-- As the 10th anniversary of the 9/11 tragedy rolls around, many travelers are thinking back to where they were that day and what they were doing as the horrific details began to emerge. Some are recounting their blessings, remembering how close they came to being part of the carnage.
Count me among them.
In the summer of 2001, I was on the road promoting my new guidebook, Stuck at the Airport, which detailed the services and amenities at the many of the nation's airports. (Modern, abbreviated versions of those guides are now online at USATODAY.com.) Airport shops offering massages or manicures were a rare find back then; an airport with a website was even rarer.
I got a call from a woman at the Port Authority of New York & New Jersey, the operator of LaGuardia, JFK and Newark airports. She invited me to visit her office at the World Trade Center and chat with her staff about how airports could be more welcoming. "We can't pay you to come out here from Seattle," she said, "But if you're in town anyway and can come by, we'll take you out for a nice meal."
That seemed like a good excuse to visit family back east. So we picked a date: September 12. My thank-you meal would be at Windows on the World, the restaurant at the top of the North Tower.
Then and now
Since then, as you well know, pretty much everything about the airport experience has changed.
Before 9/11, my airport review ritual went like this: I'd fly into an airport, stash my belongings in a gate-side locker (remember those?), and spend several hours walking from concourse to concourse, terminal to terminal, asking questions, taking pictures and making detailed notes.
On a cheap weekend fare I'd often fly in and out of an airport (or two) on the same day, taking advantage of the long layovers other travelers despise.
I visited more than 100 airports this way, many of them multiple times, and only once - in July, 1999 in Memphis - was I ever stopped by someone from airport security and questioned about what I was doing.
More often than not, it was other travelers who noticed my note-taking and assumed I worked for the airport. They'd stop me to ask for directions and tips on where to shop or find something to eat.
I not only took notes about what was offered inside airports, I made note of what people did in the airports.
Read. Sleep. Chat. Try go get some work done. Eat. Drink. Talk on the telephone. The same as now, but without all the cellphones, laptops and searching around for an electrical outlet.
Back then there were a lot of small children squealing "There's daddy!" as tired-looking businessmen streamed off planes.

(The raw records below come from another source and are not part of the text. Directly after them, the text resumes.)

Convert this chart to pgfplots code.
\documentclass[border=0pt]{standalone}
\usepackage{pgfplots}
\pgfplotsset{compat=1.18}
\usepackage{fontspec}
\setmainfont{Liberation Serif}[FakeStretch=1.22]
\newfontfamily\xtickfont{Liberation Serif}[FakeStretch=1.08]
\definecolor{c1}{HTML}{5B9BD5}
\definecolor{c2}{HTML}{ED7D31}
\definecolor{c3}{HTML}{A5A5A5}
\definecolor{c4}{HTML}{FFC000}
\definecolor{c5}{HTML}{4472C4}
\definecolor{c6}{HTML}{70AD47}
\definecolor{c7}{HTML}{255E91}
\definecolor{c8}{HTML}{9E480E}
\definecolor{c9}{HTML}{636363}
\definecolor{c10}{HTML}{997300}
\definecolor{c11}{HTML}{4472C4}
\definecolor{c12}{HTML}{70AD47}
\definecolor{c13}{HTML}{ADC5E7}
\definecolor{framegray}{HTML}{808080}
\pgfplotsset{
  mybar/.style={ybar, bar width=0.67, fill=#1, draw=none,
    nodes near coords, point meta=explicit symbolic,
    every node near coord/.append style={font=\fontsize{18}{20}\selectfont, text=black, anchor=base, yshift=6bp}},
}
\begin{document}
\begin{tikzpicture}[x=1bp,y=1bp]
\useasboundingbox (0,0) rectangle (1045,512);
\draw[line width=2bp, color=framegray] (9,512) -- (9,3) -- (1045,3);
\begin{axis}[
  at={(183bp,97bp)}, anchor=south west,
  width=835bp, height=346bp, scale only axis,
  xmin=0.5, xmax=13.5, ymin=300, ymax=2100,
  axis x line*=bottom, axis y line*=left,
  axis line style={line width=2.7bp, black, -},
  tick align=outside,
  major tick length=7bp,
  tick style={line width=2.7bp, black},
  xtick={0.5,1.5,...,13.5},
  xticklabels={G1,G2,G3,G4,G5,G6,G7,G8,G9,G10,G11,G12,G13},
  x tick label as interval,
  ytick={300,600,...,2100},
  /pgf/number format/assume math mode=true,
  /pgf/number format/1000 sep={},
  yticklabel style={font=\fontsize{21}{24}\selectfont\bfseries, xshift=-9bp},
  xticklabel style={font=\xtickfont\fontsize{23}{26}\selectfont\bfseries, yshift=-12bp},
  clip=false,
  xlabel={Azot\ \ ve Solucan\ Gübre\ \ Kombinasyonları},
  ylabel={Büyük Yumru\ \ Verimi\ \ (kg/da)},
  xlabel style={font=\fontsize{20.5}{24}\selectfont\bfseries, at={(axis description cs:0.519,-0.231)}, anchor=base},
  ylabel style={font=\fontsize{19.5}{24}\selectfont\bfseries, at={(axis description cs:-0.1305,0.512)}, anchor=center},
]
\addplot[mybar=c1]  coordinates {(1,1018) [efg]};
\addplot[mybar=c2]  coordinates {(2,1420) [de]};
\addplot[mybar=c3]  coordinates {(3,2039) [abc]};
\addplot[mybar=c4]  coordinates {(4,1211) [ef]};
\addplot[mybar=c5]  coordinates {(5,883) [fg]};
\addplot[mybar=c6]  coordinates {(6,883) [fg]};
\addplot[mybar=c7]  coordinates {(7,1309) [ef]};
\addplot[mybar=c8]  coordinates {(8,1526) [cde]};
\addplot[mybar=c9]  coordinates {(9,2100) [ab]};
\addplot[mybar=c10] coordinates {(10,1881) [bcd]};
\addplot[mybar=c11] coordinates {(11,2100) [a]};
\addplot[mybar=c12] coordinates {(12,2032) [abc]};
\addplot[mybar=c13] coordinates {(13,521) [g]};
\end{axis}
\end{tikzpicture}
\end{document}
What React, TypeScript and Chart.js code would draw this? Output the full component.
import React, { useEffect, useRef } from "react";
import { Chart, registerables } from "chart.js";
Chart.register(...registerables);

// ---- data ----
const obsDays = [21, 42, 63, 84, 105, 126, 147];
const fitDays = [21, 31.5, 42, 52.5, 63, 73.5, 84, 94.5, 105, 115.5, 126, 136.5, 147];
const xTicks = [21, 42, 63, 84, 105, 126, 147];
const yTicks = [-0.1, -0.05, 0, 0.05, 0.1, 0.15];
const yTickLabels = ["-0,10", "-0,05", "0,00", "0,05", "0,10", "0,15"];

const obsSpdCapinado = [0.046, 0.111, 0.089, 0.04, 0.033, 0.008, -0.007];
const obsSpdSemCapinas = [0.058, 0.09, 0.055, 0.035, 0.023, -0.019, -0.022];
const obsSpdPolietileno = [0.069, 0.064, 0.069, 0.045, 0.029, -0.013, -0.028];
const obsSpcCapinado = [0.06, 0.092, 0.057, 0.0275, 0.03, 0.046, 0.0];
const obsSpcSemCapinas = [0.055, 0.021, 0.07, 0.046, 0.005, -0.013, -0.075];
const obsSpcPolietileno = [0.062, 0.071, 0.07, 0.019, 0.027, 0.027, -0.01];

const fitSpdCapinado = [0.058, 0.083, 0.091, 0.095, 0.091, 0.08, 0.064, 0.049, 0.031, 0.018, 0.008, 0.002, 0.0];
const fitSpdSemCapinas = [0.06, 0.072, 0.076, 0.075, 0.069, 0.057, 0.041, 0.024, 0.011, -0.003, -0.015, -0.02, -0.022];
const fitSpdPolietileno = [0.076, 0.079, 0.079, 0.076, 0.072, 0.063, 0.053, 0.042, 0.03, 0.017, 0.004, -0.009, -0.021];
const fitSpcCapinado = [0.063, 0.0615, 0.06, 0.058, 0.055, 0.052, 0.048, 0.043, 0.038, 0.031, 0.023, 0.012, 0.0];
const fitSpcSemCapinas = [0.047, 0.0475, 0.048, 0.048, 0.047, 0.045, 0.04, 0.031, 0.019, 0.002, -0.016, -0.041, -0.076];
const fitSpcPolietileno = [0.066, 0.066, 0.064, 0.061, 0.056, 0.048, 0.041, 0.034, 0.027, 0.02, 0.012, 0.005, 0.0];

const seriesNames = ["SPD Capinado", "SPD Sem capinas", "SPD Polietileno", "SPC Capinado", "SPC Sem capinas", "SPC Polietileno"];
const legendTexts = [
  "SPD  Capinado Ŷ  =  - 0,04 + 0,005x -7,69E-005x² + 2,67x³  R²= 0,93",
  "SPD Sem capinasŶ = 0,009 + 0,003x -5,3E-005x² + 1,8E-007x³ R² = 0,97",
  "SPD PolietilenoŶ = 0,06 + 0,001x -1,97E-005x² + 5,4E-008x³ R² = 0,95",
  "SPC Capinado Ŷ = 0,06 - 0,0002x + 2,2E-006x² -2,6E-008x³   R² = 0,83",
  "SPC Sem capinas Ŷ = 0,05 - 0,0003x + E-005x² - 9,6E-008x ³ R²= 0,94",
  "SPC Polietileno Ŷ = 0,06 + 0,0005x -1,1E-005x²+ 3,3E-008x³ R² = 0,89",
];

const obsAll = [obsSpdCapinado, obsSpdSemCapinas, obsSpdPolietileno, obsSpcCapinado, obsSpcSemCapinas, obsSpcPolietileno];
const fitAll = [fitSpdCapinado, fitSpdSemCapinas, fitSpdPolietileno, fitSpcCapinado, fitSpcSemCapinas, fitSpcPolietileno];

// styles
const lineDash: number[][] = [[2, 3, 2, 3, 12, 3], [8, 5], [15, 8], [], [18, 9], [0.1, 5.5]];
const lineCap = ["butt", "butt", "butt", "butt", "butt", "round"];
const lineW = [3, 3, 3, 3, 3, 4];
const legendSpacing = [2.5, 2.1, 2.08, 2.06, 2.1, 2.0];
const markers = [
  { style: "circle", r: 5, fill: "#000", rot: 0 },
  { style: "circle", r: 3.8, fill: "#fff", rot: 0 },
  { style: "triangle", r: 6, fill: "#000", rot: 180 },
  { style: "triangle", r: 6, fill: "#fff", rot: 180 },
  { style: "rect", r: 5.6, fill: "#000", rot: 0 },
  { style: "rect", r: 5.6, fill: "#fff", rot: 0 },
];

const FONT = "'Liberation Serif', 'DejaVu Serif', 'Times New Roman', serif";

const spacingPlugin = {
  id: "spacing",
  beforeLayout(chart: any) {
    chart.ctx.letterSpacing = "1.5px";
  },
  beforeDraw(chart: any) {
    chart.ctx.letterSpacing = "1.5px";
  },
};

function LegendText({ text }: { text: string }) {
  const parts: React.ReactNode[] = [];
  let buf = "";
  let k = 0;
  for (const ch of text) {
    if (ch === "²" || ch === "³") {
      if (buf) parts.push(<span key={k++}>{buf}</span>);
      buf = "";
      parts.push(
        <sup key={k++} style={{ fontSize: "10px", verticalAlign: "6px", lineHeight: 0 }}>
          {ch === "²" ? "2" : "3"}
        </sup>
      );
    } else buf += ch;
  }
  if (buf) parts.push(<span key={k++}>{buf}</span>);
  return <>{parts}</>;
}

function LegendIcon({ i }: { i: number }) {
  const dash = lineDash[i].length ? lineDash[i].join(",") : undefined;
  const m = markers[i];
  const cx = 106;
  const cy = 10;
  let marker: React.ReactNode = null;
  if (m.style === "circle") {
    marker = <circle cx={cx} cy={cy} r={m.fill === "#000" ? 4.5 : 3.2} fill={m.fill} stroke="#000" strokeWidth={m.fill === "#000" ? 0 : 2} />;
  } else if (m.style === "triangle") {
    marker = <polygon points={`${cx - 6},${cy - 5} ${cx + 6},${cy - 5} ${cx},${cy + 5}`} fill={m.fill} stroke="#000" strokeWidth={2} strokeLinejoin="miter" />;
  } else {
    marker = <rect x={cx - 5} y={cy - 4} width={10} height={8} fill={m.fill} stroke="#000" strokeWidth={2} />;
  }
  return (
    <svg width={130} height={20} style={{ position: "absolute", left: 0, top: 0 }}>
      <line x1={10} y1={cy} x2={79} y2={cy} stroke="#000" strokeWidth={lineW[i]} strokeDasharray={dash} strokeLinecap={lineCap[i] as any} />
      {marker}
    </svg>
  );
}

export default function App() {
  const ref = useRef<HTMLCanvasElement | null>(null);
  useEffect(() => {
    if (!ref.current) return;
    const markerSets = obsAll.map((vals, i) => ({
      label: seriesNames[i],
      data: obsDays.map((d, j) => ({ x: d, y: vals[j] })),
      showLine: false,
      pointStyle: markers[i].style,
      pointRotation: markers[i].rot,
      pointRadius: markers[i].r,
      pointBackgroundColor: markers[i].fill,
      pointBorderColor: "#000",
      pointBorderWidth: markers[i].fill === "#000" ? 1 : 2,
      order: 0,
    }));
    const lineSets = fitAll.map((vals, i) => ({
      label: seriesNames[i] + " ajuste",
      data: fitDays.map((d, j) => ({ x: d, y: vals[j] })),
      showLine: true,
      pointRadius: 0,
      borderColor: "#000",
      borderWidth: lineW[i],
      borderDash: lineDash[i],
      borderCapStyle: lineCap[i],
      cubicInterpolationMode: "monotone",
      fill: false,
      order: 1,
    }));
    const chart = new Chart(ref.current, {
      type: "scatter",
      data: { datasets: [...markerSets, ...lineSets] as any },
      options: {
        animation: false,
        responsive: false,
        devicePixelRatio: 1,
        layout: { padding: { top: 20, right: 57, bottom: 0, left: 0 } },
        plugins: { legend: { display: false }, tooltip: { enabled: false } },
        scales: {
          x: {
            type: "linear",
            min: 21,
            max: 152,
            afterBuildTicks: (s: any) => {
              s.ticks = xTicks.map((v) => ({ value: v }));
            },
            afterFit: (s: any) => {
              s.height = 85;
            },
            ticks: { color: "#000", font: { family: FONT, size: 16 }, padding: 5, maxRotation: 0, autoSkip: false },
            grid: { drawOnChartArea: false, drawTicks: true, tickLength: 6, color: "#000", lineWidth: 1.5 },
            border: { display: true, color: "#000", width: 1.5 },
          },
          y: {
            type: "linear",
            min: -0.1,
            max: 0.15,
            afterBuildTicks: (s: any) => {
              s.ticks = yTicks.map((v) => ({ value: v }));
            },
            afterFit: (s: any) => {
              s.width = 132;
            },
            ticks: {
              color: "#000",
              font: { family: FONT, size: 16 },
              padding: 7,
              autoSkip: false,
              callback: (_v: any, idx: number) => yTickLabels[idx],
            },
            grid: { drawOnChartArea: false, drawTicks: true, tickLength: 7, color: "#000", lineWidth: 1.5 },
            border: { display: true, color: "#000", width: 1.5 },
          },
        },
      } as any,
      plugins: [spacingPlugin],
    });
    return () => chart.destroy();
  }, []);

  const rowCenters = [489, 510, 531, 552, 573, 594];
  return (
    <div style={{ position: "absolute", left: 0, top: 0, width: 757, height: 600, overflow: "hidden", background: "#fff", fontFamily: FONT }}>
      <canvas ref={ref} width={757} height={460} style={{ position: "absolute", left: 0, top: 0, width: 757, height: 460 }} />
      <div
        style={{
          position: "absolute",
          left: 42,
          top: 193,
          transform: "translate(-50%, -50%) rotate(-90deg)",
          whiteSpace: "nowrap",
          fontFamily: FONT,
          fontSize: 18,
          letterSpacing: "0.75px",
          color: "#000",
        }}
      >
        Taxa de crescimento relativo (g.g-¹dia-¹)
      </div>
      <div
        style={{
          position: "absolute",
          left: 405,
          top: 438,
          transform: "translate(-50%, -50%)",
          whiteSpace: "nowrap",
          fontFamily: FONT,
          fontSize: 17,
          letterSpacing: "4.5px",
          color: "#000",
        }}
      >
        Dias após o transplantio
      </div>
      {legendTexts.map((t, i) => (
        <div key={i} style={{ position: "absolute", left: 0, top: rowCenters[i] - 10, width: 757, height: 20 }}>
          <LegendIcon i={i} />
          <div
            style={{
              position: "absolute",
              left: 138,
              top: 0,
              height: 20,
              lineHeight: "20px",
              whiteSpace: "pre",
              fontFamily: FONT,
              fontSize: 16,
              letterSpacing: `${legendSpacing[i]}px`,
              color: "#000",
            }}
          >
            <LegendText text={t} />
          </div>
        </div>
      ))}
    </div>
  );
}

Plenty of grandmas and grandpas rushing to plant wet kisses on squirmy babies they may have been meeting for the first time. There were waves of teary goodbyes and joyous reunions at the gates. And thinking back now, I realize the last time I saw my father smile at me before his final illness was at an airport, while we chatted as I waited to board a delayed flight.

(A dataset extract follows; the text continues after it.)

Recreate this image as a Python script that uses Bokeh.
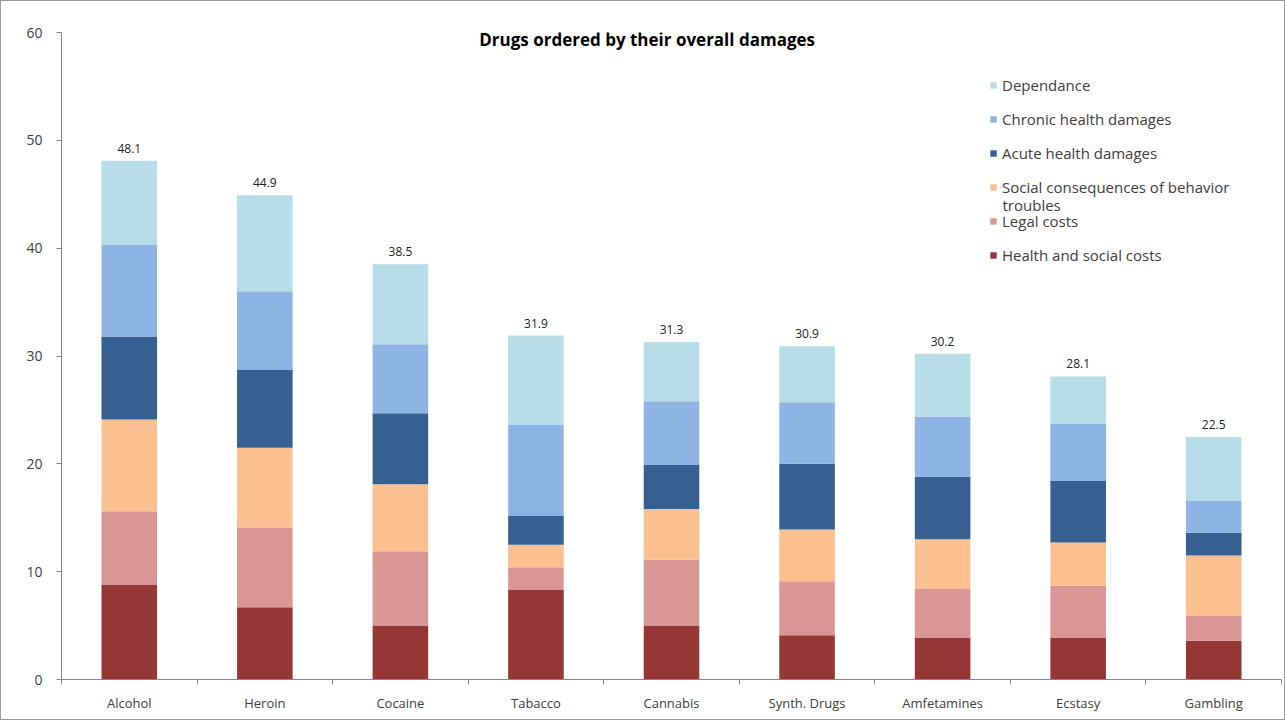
from bokeh.plotting import figure
from bokeh.models import (ColumnDataSource, FixedTicker, Legend, LegendItem,
                          Label, LabelSet, Range1d)
from bokeh.core.properties import value
from bokeh.embed import file_html
from bokeh.resources import INLINE

drugs = ["Alcohol", "Heroin", "Cocaine", "Tabacco", "Cannabis",
         "Synth. Drugs", "Amfetamines", "Ecstasy", "Gambling"]
health_social = [8.8, 6.7, 5.0, 8.3, 5.0, 4.1, 3.9, 3.9, 3.6]
legal = [6.8, 7.4, 6.9, 2.1, 6.1, 5.0, 4.5, 4.8, 2.3]
social = [8.5, 7.4, 6.2, 2.1, 4.7, 4.8, 4.6, 4.0, 5.6]
acute = [7.7, 7.2, 6.6, 2.7, 4.1, 6.1, 5.8, 5.7, 2.1]
chronic = [8.5, 7.3, 6.4, 8.4, 5.9, 5.7, 5.6, 5.3, 3.0]
dependance = [7.8, 8.9, 7.4, 8.3, 5.5, 5.2, 5.8, 4.4, 5.9]
totals = [48.1, 44.9, 38.5, 31.9, 31.3, 30.9, 30.2, 28.1, 22.5]

series_keys = ["health_social", "legal", "social", "acute", "chronic", "dependance"]
series_names = ["Health and social costs", "Legal costs",
                "Social consequences of behavior", "Acute health damages",
                "Chronic health damages", "Dependance"]
colors = ["#953735", "#D99694", "#FAC090", "#376092", "#8EB4E3", "#B7DDE8"]
y_ticks = [0, 10, 20, 30, 40, 50, 60]

xs = [i + 0.5 for i in range(len(drugs))]
src = ColumnDataSource(dict(
    x=xs, health_social=health_social, legal=legal, social=social,
    acute=acute, chronic=chronic, dependance=dependance,
    total=totals, total_txt=["%.1f" % t for t in totals]))

FONT = "Open Sans"
TXT = "#404040"

p = figure(width=1285, height=720, output_backend="svg", toolbar_location=None,
           x_range=Range1d(0, len(drugs)), y_range=Range1d(0, 60),
           min_border_left=60, min_border_right=5, min_border_top=31,
           min_border_bottom=42)
p.outline_line_color = None
p.grid.visible = False
p.background_fill_color = "white"
p.border_fill_color = "white"

rs = p.vbar_stack(series_keys, x="x", width=0.41, color=colors, line_color=None,
                  source=src)

labels = LabelSet(x="x", y="total", text="total_txt", source=src,
                  text_align="center", text_baseline="bottom", y_offset=8,
                  text_font=value(FONT), text_font_size=value("12px"),
                  text_color="#222222")
p.add_layout(labels)

# axes
xa = p.xaxis[0]
xa.ticker = FixedTicker(ticks=xs, minor_ticks=list(range(len(drugs) + 1)))
xa.major_label_overrides = {x: d for x, d in zip(xs, drugs)}
xa.major_tick_out = 0
xa.major_tick_in = 0
xa.minor_tick_out = 5
xa.minor_tick_in = 0
xa.minor_tick_line_color = "#868686"
xa.axis_line_color = "#868686"
xa.major_label_text_font = FONT
xa.major_label_text_font_size = "13px"
xa.major_label_text_color = TXT
xa.major_label_standoff = 9

ya = p.yaxis[0]
ya.ticker = FixedTicker(ticks=y_ticks)
ya.minor_tick_line_color = None
ya.major_tick_out = 5
ya.major_tick_in = 0
ya.major_tick_line_color = "#868686"
ya.axis_line_color = "#868686"
ya.major_label_text_font = FONT
ya.major_label_text_font_size = "14px"
ya.major_label_text_color = TXT
ya.major_label_standoff = 14

# title inside plot
p.add_layout(Label(x=4.32, y=59.35, text="Drugs ordered by their overall damages",
                   text_align="center", text_baseline="middle",
                   text_font=FONT, text_font_size="17px", text_font_style="bold",
                   text_color="#000000"))

# legend
items = [LegendItem(label=n, renderers=[r]) for n, r in zip(series_names, rs)][::-1]
leg = Legend(items=items, location=(928, 414), orientation="vertical",
             glyph_width=8, glyph_height=8, label_height=16, spacing=14,
             label_standoff=5, padding=0, margin=0,
             border_line_color=None, background_fill_alpha=0,
             label_text_font=FONT, label_text_font_size="15px",
             label_text_color=TXT)
p.add_layout(leg)
p.add_layout(Label(x=941, x_units="screen", y=43.96, text="troubles",
                   text_align="left", text_baseline="middle", text_font=FONT,
                   text_font_size="15px", text_color=TXT))

p.styles = {"border": "1px solid #9a9a9a", "box-sizing": "border-box"}

open("out.html", "w").write(file_html(p, INLINE))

Now it's all grumbling about the Wi-Fi signal and jostling for a good spot so you can board the plane first and find a spot for your overstuffed carry-on bag. No last-minute kisses, hugs and good wishes as the door to the jet way is about to close. No waves and tears at the window as a plane backs away.
I miss that.
But, setting aside for a moment the long lines, x-ray machines, body scanners and icky, intrusive pat-downs we must now endure at the security checkpoints, the post 9/11 world of airports has some upsides.
Recognizing that passengers were spending lots more time inside airports - and needing to diversify income sources once cash-strapped airlines began balking at footing the bills - airports began bulking up on services and amenities in the terminals.
Now, kiosks offering manicures and massages are no longer rare sightings at airports. Many terminals have wine bars, sports bars and fine restaurants where you can settle in and really relax. The selection of shops at some airports now rivals those offered at neighborhood malls and, with medical clinics, hair salons, pharmacies, convenience stores, play areas, art galleries and - hooray - free Wi-Fi, popping up along many airport concourses, it's getting easier and easier to get distracted and miss a flight.
I've done that; more than twice.
But, as pleasant as it may be to have fun while being stuck at the airport, the sobering reality is that some of these amenities were ushered along in response to a tragedy. And while I'm all for safety and security in the skies, I'm still mourning the loss of that one airport amenity that allowed for a last hug from a loved one before stepping onto a plane.
Readers: What do you miss at the airport in the post 9/11 era?